One of the big concerns we hear with bowfishing is that it’s expensive to get into. However, this is not necessarily the case. Below is another three-step process for getting into the sport.
You can get started by bowfishing from the banks of lakes and waterways in your area. But, should you decide to invest in a boat, you can start by searching Facebook or Craigslist.
The great thing about the evolution of technology is that you can get your start creating content with your smartphone.
You don’t have to start off with fancy cameras and GoPros. Just download some editing software onto your phone and start making movies about your life. Once you’ve gotten comfortable with this, then you can invest in some nicer equipment.
Here’s how you can spread the word about bowfishing:Create great bowfishing content and share it with the world!
If you make videos, we guarantee it will be worth the investment.

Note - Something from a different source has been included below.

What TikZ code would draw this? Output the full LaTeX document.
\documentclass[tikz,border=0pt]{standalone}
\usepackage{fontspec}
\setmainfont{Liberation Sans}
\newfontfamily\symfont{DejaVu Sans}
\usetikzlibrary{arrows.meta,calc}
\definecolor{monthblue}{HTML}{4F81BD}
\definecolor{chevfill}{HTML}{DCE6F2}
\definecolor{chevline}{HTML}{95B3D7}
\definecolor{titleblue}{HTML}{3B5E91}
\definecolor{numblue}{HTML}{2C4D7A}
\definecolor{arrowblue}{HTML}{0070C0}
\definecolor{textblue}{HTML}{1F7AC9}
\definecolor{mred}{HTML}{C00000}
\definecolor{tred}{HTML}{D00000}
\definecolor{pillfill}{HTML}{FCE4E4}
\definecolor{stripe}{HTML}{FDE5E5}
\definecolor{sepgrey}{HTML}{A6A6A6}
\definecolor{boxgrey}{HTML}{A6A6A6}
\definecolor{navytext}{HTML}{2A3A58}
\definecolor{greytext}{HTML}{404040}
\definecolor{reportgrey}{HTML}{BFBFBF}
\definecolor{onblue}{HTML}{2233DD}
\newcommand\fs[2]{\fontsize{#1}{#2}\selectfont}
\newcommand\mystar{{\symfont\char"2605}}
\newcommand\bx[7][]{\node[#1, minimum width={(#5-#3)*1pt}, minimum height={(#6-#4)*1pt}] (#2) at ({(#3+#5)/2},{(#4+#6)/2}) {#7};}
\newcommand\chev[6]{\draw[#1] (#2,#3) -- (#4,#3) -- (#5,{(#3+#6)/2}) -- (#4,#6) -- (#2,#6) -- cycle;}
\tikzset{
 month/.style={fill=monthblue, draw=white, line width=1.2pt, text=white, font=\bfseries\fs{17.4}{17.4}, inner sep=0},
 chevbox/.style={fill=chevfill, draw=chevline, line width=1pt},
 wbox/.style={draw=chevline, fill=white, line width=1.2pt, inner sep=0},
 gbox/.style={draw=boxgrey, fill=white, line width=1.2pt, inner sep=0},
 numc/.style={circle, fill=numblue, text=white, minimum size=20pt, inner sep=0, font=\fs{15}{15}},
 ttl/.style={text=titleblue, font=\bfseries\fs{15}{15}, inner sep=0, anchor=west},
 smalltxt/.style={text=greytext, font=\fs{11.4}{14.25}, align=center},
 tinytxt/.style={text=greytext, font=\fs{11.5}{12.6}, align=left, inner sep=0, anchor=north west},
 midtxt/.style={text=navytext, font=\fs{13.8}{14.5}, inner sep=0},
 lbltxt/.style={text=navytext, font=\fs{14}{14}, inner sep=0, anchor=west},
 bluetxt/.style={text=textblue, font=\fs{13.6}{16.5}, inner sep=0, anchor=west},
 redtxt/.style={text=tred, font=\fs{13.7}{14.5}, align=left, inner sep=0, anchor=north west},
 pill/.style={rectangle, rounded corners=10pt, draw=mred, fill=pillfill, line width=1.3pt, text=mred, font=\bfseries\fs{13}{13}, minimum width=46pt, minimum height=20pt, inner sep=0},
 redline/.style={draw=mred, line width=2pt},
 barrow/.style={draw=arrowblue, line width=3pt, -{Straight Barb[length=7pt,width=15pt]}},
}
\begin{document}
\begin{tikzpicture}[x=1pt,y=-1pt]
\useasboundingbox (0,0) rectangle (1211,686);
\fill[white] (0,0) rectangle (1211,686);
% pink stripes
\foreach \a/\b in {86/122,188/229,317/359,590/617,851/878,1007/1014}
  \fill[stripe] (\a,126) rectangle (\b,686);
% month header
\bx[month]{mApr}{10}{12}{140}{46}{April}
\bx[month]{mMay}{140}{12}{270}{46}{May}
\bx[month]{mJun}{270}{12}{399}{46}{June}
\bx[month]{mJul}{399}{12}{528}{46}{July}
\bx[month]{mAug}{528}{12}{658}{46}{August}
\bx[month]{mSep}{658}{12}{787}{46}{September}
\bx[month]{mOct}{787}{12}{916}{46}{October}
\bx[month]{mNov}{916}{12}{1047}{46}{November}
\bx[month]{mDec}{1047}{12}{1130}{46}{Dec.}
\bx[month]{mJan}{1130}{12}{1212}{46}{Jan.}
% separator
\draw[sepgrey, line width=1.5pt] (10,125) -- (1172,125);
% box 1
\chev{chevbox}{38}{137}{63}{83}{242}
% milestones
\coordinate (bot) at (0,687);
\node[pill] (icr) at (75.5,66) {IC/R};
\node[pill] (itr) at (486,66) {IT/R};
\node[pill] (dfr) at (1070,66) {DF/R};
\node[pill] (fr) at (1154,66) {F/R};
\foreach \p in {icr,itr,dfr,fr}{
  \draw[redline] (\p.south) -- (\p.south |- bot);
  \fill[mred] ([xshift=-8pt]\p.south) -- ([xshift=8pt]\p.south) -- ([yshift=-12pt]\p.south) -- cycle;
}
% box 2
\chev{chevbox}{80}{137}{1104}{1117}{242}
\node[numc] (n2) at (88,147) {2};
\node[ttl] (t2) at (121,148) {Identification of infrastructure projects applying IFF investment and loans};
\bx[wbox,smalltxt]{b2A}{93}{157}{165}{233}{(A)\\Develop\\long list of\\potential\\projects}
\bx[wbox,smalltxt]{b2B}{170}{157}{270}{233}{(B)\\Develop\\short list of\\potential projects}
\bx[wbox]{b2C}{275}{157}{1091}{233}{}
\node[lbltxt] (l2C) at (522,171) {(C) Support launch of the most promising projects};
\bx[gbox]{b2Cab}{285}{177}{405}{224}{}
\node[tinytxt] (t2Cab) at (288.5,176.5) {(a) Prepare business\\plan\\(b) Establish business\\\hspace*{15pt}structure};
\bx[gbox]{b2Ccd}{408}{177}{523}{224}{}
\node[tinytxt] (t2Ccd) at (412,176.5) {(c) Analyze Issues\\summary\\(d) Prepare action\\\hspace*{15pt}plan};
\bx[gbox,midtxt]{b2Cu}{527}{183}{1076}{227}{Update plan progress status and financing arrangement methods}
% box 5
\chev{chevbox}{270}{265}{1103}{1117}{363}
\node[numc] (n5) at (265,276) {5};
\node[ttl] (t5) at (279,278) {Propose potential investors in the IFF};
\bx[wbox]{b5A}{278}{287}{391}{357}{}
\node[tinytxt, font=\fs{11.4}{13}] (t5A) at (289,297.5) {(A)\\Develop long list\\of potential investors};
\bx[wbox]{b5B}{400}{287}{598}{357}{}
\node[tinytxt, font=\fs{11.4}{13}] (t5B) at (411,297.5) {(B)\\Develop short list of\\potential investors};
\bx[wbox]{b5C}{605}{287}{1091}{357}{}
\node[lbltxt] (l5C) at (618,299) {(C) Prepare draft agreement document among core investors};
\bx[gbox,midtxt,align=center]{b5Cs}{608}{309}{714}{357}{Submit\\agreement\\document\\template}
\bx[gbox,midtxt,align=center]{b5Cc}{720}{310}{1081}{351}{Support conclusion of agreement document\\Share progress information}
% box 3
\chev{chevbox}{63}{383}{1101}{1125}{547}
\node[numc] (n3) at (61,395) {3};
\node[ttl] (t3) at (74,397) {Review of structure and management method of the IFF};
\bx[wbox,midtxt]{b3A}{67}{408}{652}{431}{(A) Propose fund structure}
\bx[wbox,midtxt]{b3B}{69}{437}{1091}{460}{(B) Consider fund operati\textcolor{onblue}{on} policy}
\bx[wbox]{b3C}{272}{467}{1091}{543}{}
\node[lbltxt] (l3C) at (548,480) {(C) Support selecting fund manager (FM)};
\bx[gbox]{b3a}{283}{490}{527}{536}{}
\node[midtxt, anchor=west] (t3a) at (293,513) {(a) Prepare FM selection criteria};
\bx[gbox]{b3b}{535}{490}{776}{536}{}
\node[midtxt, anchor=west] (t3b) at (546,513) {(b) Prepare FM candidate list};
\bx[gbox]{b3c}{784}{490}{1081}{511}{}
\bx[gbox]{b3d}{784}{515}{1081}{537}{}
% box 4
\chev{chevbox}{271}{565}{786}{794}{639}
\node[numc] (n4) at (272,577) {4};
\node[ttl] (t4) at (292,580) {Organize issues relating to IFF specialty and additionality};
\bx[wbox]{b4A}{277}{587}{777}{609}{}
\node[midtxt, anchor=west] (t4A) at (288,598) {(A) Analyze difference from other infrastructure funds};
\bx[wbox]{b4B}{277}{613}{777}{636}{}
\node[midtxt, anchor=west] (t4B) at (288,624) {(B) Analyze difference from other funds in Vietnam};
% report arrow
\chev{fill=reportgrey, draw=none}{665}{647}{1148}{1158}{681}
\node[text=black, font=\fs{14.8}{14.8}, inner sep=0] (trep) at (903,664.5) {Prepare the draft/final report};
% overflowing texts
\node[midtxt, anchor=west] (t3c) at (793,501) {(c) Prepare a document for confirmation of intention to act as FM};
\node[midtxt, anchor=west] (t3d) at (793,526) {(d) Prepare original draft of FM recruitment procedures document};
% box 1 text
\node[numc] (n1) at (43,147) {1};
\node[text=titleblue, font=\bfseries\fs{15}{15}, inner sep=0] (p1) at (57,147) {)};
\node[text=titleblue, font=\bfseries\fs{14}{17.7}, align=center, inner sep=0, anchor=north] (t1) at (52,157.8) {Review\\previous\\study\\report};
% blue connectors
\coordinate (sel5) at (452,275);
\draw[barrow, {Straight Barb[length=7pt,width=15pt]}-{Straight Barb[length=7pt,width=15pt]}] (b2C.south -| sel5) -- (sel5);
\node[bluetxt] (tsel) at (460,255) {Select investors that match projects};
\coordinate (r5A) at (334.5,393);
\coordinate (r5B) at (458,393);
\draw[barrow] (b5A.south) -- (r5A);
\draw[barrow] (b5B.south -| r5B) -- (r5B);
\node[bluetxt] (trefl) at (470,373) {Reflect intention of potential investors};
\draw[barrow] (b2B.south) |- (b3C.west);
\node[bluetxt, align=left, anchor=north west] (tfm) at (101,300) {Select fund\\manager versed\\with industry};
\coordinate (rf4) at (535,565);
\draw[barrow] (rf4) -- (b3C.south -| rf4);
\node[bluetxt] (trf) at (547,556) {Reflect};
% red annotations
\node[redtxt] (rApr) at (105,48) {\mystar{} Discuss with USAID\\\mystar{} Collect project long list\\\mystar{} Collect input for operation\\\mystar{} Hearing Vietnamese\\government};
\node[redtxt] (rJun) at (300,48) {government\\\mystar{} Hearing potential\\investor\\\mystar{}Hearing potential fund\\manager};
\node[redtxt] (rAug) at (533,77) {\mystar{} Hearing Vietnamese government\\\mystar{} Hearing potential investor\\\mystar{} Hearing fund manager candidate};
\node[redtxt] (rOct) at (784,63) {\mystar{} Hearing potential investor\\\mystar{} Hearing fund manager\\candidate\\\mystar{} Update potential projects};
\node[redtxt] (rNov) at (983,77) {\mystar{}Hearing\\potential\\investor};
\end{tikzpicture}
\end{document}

When we started 573 Outdoors, we sat at a kitchen table and realized that documenting our lives wouldn’t just be for other people. All of our biggest catches, failures, and unforgettable experiences in the outdoors could be for us to cherish forever as well.
It is something we can show our kids someday and say, “look how ridiculous we were.”

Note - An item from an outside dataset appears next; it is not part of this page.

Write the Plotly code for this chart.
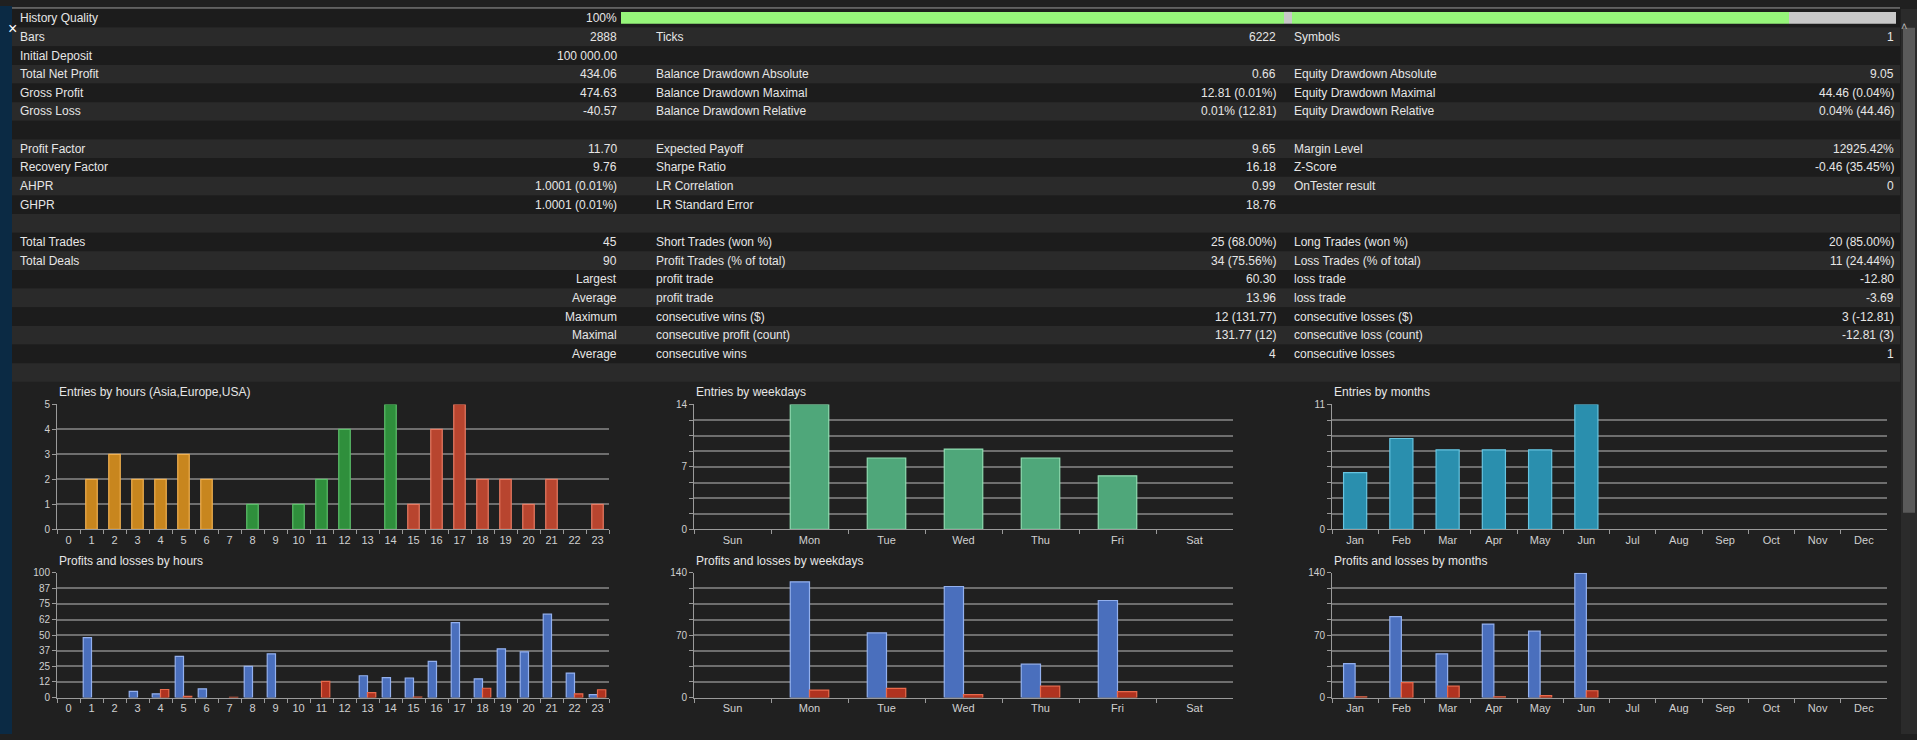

You can’t put a price tag on documenting memories with your best buddies.
You can still send in your favorite clips to different pages to promote (and we definitely love to see that content pour in), but it is important for you to start stitching together your own videos as well.
Our fans are who have built us up so rapidly, But, we feel like it would be selfish to suggest you should send all of your experiences only to us. We care more about the longevity of the sport of bowfishing than we do our own business.

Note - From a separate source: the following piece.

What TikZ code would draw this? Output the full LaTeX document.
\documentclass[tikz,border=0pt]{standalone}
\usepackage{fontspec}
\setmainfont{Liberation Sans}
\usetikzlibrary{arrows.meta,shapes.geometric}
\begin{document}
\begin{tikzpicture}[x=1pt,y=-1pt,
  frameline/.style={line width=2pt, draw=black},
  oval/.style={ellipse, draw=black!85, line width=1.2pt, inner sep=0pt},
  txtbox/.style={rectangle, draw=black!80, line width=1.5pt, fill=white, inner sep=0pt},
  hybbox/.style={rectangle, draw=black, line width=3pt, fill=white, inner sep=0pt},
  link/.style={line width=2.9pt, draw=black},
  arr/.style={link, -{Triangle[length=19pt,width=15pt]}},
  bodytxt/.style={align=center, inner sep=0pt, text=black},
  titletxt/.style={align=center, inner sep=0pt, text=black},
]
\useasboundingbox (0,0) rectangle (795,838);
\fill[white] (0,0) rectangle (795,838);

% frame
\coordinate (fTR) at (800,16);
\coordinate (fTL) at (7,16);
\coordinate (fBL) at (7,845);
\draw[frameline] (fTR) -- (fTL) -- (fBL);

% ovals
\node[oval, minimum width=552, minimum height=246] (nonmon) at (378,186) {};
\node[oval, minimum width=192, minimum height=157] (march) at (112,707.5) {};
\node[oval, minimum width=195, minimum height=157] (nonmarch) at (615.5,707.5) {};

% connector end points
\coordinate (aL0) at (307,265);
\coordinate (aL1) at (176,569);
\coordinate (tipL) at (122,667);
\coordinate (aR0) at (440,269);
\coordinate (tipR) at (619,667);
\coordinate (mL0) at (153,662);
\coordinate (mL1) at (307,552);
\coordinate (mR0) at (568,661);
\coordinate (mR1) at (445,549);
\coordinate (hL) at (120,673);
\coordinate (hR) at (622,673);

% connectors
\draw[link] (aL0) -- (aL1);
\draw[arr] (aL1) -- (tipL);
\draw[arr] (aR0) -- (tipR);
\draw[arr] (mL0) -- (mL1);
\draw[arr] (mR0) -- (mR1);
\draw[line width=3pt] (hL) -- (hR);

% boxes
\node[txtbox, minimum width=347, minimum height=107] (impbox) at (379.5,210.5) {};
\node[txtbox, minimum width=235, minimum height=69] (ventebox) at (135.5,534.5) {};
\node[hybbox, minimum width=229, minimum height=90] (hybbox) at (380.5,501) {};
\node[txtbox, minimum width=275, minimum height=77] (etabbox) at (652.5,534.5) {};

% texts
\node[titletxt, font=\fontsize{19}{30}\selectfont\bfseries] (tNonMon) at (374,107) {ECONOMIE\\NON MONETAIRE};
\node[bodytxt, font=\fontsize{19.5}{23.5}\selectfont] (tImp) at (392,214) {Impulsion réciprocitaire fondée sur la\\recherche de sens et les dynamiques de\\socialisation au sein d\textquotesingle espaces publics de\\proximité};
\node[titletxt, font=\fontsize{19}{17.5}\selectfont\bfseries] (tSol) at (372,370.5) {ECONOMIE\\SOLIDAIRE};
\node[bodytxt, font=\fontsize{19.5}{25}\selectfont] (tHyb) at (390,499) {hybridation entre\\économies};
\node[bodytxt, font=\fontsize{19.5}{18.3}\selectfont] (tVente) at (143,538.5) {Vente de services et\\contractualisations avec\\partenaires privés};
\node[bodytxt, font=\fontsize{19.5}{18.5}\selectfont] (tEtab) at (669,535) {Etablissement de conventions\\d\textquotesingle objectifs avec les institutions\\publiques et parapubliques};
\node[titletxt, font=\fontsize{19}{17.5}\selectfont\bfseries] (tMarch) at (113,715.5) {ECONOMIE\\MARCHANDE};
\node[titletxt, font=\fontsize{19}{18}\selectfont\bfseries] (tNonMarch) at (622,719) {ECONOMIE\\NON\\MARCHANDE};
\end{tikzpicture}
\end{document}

Today, you can flip on the Outdoor Channel and see all sorts of activities. From bass fishing to buck hunting, the new age of technology has done wonders for the outdoor community via television and online streaming.
Some of the critics of the sport of bowfishing think that it’s too barbaric.
More money and notoriety continue to flood these sports which when coupled with new-age platforms, allows content creators like LunkersTV, John B, Lojo Fishing, and many more to reach audiences one would have never thought possible until recently.
While these are certainly exciting times in the outdoor industry, one outdoor sport has been slower to gain an online identity… bowfishing.
Kids are starting younger than ever to learn the sport of archery, which positions the sport of bowfishing for future growth.
This is not to say that bowfishing content isn’t accessible, but the people who are primarily posting online content about it are hunters and bass fishermen who try to shake things up for their fans while enjoying the occasional bowfishing outing.
While technology has allowed many hunting and fishing content creators do a great job, the sport is really missing its own creators dedicated solely to bowfishing, just as there are many YouTubers, bloggers, and podcasters dedicated to bass fishing or deer hunting.
This could be due to stereotypes that often plague the sport, or simply because no one has taken that leap of faith yet into uncharted territory.
“Okay, so we know people can do it, but it’s just so brutal. I mean, modern media can handle hooking some fish, but we are much more environmentally sensitive now, right?”
We are certainly more environmentally sensitive than in the past. But, that’s exactly why bowfishing can find acceptance.
Many of the fish we shoot are invasive species that pose a threat to the balance of the ecosystem. Even many of the other “non-invasive” targeted fish need some level of population control so that the “game fish” we all love to reel in can thrive.
Much like with deer hunting, bowfishing can serve as a means of maintaining balance in our waterways. Since bowfishing can be a powerful tool for conservation, there are not many restrictions in place currently pertaining to the number of fish one can shoot.
This is something we think people could get behind and support, or at least accept out of necessity.
“If bowfishing can grow with the times, and has a built-in future generation of capable participants, why can’t we just leave it be and hope this will be enough to carry the sport?”
In the early 2000s, bass fishing was doing well, but there was a pretty clear divide between recreational participants and its professionals.
Instead of being a passion that someone could pursue, it was deemed more of a hobby for country folk after a hard day at work or in school.
But, then YouTube came along, and before you know it, content creators emerged from the woodwork and took the sport by storm.
One of the benefits of bowfishing is that it helps to control the populations of invasive species.
Many individuals from different walks of life took up the sport. (Remember what we said about archery being one of the fastest growing sports in the U.S? Well, bass fishing is right there as well, thanks to these YouTubers and many others in the sport).
Sponsors have taken notice of this trend, and more attention is on the sport than ever before. Many of the tournaments can be watched on a live-feed, and before you know it, we are going to have a generation of kids that saw fishing for the first time on a phone screen.
Just like traditional fishing and hunting exposure has grown with the rise of social media, bowfishing will continue to grow as the outdoor community continues to be exposed to the sport.
But, regardless of how fast bowfishing may grow during this generation, we must be careful not to lose that peaceful connection with the outdoors that makes it so special in the 21st century.
We started 573 Outdoors to celebrate our friendship, become a part of a fantastic community, and to start a revolution in the world of bowfishing. To do that, we can’t be the only ones out here. We want to create a lasting impact on the sport.
While we love amplifying other people’s content in conjunction with our own, we don’t want to be the only ones (or one of an elite few) shouting to the masses forever.
If we can get people on board with this and gain some traction, the money will arrive and be put into the sport, leading to more popularity and more eyes.
Maybe there can even be a Major League Bowfishing tour someday as there is with bassfishing. It all starts with this next group of content creators, and if we leave a good reputation and try to make a difference, we can leave this thing a heck of a lot better off than we found it, and our sport can grow for the better.
Now, who is ready to jump into the sport of bowfishing with us?